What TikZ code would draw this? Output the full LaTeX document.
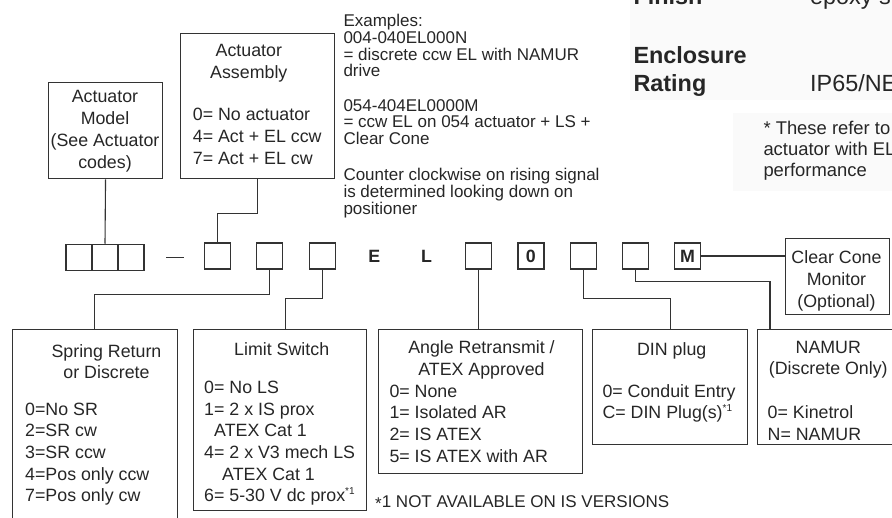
\documentclass[tikz,border=0pt]{standalone}
\usepackage{fontspec}
\setmainfont{Liberation Sans}
\newcommand\boxfont{\fontsize{17.8}{21.7}\selectfont}
\newcommand\notefont{\fontsize{17}{16.8}\selectfont}
\newcommand\headfont{\fontsize{23.4}{28.4}\selectfont}
\newcommand\tp{\rule{0pt}{15pt}}
\newcommand\fn{\raisebox{0.42em}{\fontsize{10}{10}\selectfont *1}}
\begin{document}
\begin{tikzpicture}[x=1pt,y=-1pt,every node/.style={text=black!85},
  box/.style={draw=black!80,line width=1.1pt,inner sep=0pt,anchor=north west},
  sq/.style={draw=black!80,line width=1.1pt,minimum size=26pt,inner sep=0pt},
  sqb/.style={sq,line width=1.6pt,font=\bfseries\boxfont},
  txt/.style={inner sep=0pt,anchor=north west,align=left,font=\boxfont,execute at begin node=\tp,yshift=-2.5pt},
  ctxt/.style={txt,anchor=north,align=center},
  note/.style={txt,font=\notefont},
  head/.style={inner sep=0pt,anchor=base west,font=\headfont},
  link/.style={draw=black!80,line width=1.1pt}]
\useasboundingbox (0,0) rectangle (892,518);
\clip (0,0) rectangle (892,518);
% faint panels top right
\fill[black!2] (630,0) rectangle (892,100);
\fill[black!2] (733,113) rectangle (892,191);
\node[head,font=\headfont\bfseries] (finish) at (633.3,5) {Finish};
\node[head] (finishv) at (810,5) {epoxy s};
\node[head,font=\headfont\bfseries] (encl) at (633.3,63.3) {Enclosure};
\node[head,font=\headfont\bfseries] (rating) at (633.3,91.7) {Rating};
\node[head] (ratingv) at (810,91.7) {IP65/NE};
\node[txt,font=\fontsize{18.4}{21}\selectfont] (star) at (763.3,118.3) {* These refer to\\actuator with EL\\performance};
% code squares
\foreach \i/\x in {1/79,2/105,3/131}
  \node[sq] (cModel\i) at (\x,257.3) {};
\draw[link] (166,257.3) -- (184.3,257.3);
\node[sq] (cAssy) at (217.7,256) {};
\node[sq] (cSpring) at (269.9,256) {};
\node[sq] (cLimit) at (322.1,256) {};
\node[inner sep=0pt,font=\bfseries\boxfont] (cE) at (374.3,256.5) {E};
\node[inner sep=0pt,font=\bfseries\boxfont] (cL) at (426.5,256.5) {L};
\node[sq] (cAngle) at (478.7,256) {};
\node[sqb] (cZero) at (530.9,256) {0};
\node[sq] (cDin) at (583.1,256) {};
\node[sq] (cNamur) at (635.3,256) {};
\node[sqb] (cM) at (687.5,256) {M};
% top boxes
\node[box,minimum width=114.6pt,minimum height=96.6pt] (model) at (47.7,81.7) {};
\node[ctxt] (modelt) at (105,88) {Actuator\\Model\\(See Actuator\\codes)};
\node[box,minimum width=154pt,minimum height=145pt] (assy) at (180.3,33.3) {};
\node[ctxt] (assyt) at (248.8,41.7) {Actuator\\Assembly};
\node[txt] (assyv) at (192.7,105.7) {0= No actuator\\4= Act + EL ccw\\7= Act + EL cw};
\node[note] (ex1) at (343.3,11.5) {Examples:\\004-040EL000N\\= discrete ccw EL with NAMUR\\drive};
\node[note] (ex2) at (343.3,96.5) {054-404EL0000M\\= ccw EL on 054 actuator + LS +\\Clear Cone};
\node[note] (ex3) at (343.3,165.5) {Counter clockwise on rising signal\\is determined looking down on\\positioner};
% bottom boxes
\node[box,minimum width=165pt,minimum height=250pt] (spring) at (11.7,329.3) {};
\node[ctxt] (springt) at (106.5,341.7) {Spring Return\\or Discrete};
\node[txt] (springv) at (25,400) {0=No SR\\2=SR cw\\3=SR ccw\\4=Pos only ccw\\7=Pos only cw};
\node[box,minimum width=173pt,minimum height=181pt] (limit) at (192.7,329.3) {};
\node[ctxt] (limitt) at (281.7,338.3) {Limit Switch};
\node[txt] (limitv) at (204,378.3) {0= No LS\\1= 2 x IS prox\\\hspace*{10pt}ATEX Cat 1\\4= 2 x V3 mech LS\\\hspace*{18pt}ATEX Cat 1\\6= 5-30 V dc prox\fn};
\node[box,minimum width=204pt,minimum height=143.4pt] (angle) at (377.7,329.3) {};
\node[ctxt] (anglet) at (481.5,338.3) {Angle Retransmit /\\ATEX Approved};
\node[txt] (anglev) at (389.3,382) {0= None\\1= Isolated AR\\2= IS ATEX\\5= IS ATEX with AR};
\node[box,minimum width=155.6pt,minimum height=115pt] (din) at (591.7,329.3) {};
\node[ctxt] (dint) at (671.7,338.3) {DIN plug};
\node[txt] (dinv) at (602.3,381.7) {0= Conduit Entry\\C= DIN Plug(s)\fn};
\node[box,minimum width=200pt,minimum height=115pt] (namur) at (757.3,329.3) {};
\node[ctxt] (namurt) at (828.3,338.3) {NAMUR\\(Discrete Only)};
\node[txt] (namurv) at (767.5,403.3) {0= Kinetrol\\N= NAMUR};
\node[box,minimum width=103.5pt,minimum height=76pt] (cone) at (785,238.3) {};
\node[ctxt] (conet) at (836.5,248.3) {Clear Cone\\Monitor\\(Optional)};
\node[note] (foot) at (375,490) {\raisebox{-2pt}{*}1 NOT AVAILABLE ON IS VERSIONS};
% connectors
\draw[link] (model.south) -- (cModel2.north);
\draw[link] (assy.south) -- ++(0,34.4) -| (cAssy.north);
\draw[link] (cSpring.south) -- ++(0,25) -| (spring.north);
\draw[link] (cLimit.south) -- ++(0,28.7) -| ([xshift=5.8pt]limit.north);
\draw[link] (cAngle.south) -- (cAngle.south |- angle.north);
\draw[link] (cDin.south) -- ++(0,29.3) -| (din.north);
\draw[link] (cNamur.south) -- ++(0,12) -| ([xshift=12.7pt]namur.north west);
\draw[link] (cM.east) -- (cM.east -| cone.west);
\end{tikzpicture}
\end{document}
##########
- Written exercise -
Set down the complete material exactly, but do not include the images.

- Result of the task -
What TikZ code would draw this? Output the full LaTeX document.
\documentclass[tikz,border=0pt]{standalone}
\usepackage{fontspec}
\setmainfont{Liberation Sans}
\newcommand\boxfont{\fontsize{17.8}{21.7}\selectfont}
\newcommand\notefont{\fontsize{17}{16.8}\selectfont}
\newcommand\headfont{\fontsize{23.4}{28.4}\selectfont}
\newcommand\tp{\rule{0pt}{15pt}}
\newcommand\fn{\raisebox{0.42em}{\fontsize{10}{10}\selectfont *1}}
\begin{document}
\begin{tikzpicture}[x=1pt,y=-1pt,every node/.style={text=black!85},
  box/.style={draw=black!80,line width=1.1pt,inner sep=0pt,anchor=north west},
  sq/.style={draw=black!80,line width=1.1pt,minimum size=26pt,inner sep=0pt},
  sqb/.style={sq,line width=1.6pt,font=\bfseries\boxfont},
  txt/.style={inner sep=0pt,anchor=north west,align=left,font=\boxfont,execute at begin node=\tp,yshift=-2.5pt},
  ctxt/.style={txt,anchor=north,align=center},
  note/.style={txt,font=\notefont},
  head/.style={inner sep=0pt,anchor=base west,font=\headfont},
  link/.style={draw=black!80,line width=1.1pt}]
\useasboundingbox (0,0) rectangle (892,518);
\clip (0,0) rectangle (892,518);
% faint panels top right
\fill[black!2] (630,0) rectangle (892,100);
\fill[black!2] (733,113) rectangle (892,191);
\node[head,font=\headfont\bfseries] (finish) at (633.3,5) {Finish};
\node[head] (finishv) at (810,5) {epoxy s};
\node[head,font=\headfont\bfseries] (encl) at (633.3,63.3) {Enclosure};
\node[head,font=\headfont\bfseries] (rating) at (633.3,91.7) {Rating};
\node[head] (ratingv) at (810,91.7) {IP65/NE};
\node[txt,font=\fontsize{18.4}{21}\selectfont] (star) at (763.3,118.3) {* These refer to\\actuator with EL\\performance};
% code squares
\foreach \i/\x in {1/79,2/105,3/131}
  \node[sq] (cModel\i) at (\x,257.3) {};
\draw[link] (166,257.3) -- (184.3,257.3);
\node[sq] (cAssy) at (217.7,256) {};
\node[sq] (cSpring) at (269.9,256) {};
\node[sq] (cLimit) at (322.1,256) {};
\node[inner sep=0pt,font=\bfseries\boxfont] (cE) at (374.3,256.5) {E};
\node[inner sep=0pt,font=\bfseries\boxfont] (cL) at (426.5,256.5) {L};
\node[sq] (cAngle) at (478.7,256) {};
\node[sqb] (cZero) at (530.9,256) {0};
\node[sq] (cDin) at (583.1,256) {};
\node[sq] (cNamur) at (635.3,256) {};
\node[sqb] (cM) at (687.5,256) {M};
% top boxes
\node[box,minimum width=114.6pt,minimum height=96.6pt] (model) at (47.7,81.7) {};
\node[ctxt] (modelt) at (105,88) {Actuator\\Model\\(See Actuator\\codes)};
\node[box,minimum width=154pt,minimum height=145pt] (assy) at (180.3,33.3) {};
\node[ctxt] (assyt) at (248.8,41.7) {Actuator\\Assembly};
\node[txt] (assyv) at (192.7,105.7) {0= No actuator\\4= Act + EL ccw\\7= Act + EL cw};
\node[note] (ex1) at (343.3,11.5) {Examples:\\004-040EL000N\\= discrete ccw EL with NAMUR\\drive};
\node[note] (ex2) at (343.3,96.5) {054-404EL0000M\\= ccw EL on 054 actuator + LS +\\Clear Cone};
\node[note] (ex3) at (343.3,165.5) {Counter clockwise on rising signal\\is determined looking down on\\positioner};
% bottom boxes
\node[box,minimum width=165pt,minimum height=250pt] (spring) at (11.7,329.3) {};
\node[ctxt] (springt) at (106.5,341.7) {Spring Return\\or Discrete};
\node[txt] (springv) at (25,400) {0=No SR\\2=SR cw\\3=SR ccw\\4=Pos only ccw\\7=Pos only cw};
\node[box,minimum width=173pt,minimum height=181pt] (limit) at (192.7,329.3) {};
\node[ctxt] (limitt) at (281.7,338.3) {Limit Switch};
\node[txt] (limitv) at (204,378.3) {0= No LS\\1= 2 x IS prox\\\hspace*{10pt}ATEX Cat 1\\4= 2 x V3 mech LS\\\hspace*{18pt}ATEX Cat 1\\6= 5-30 V dc prox\fn};
\node[box,minimum width=204pt,minimum height=143.4pt] (angle) at (377.7,329.3) {};
\node[ctxt] (anglet) at (481.5,338.3) {Angle Retransmit /\\ATEX Approved};
\node[txt] (anglev) at (389.3,382) {0= None\\1= Isolated AR\\2= IS ATEX\\5= IS ATEX with AR};
\node[box,minimum width=155.6pt,minimum height=115pt] (din) at (591.7,329.3) {};
\node[ctxt] (dint) at (671.7,338.3) {DIN plug};
\node[txt] (dinv) at (602.3,381.7) {0= Conduit Entry\\C= DIN Plug(s)\fn};
\node[box,minimum width=200pt,minimum height=115pt] (namur) at (757.3,329.3) {};
\node[ctxt] (namurt) at (828.3,338.3) {NAMUR\\(Discrete Only)};
\node[txt] (namurv) at (767.5,403.3) {0= Kinetrol\\N= NAMUR};
\node[box,minimum width=103.5pt,minimum height=76pt] (cone) at (785,238.3) {};
\node[ctxt] (conet) at (836.5,248.3) {Clear Cone\\Monitor\\(Optional)};
\node[note] (foot) at (375,490) {\raisebox{-2pt}{*}1 NOT AVAILABLE ON IS VERSIONS};
% connectors
\draw[link] (model.south) -- (cModel2.north);
\draw[link] (assy.south) -- ++(0,34.4) -| (cAssy.north);
\draw[link] (cSpring.south) -- ++(0,25) -| (spring.north);
\draw[link] (cLimit.south) -- ++(0,28.7) -| ([xshift=5.8pt]limit.north);
\draw[link] (cAngle.south) -- (cAngle.south |- angle.north);
\draw[link] (cDin.south) -- ++(0,29.3) -| (din.north);
\draw[link] (cNamur.south) -- ++(0,12) -| ([xshift=12.7pt]namur.north west);
\draw[link] (cM.east) -- (cM.east -| cone.west);
\end{tikzpicture}
\end{document}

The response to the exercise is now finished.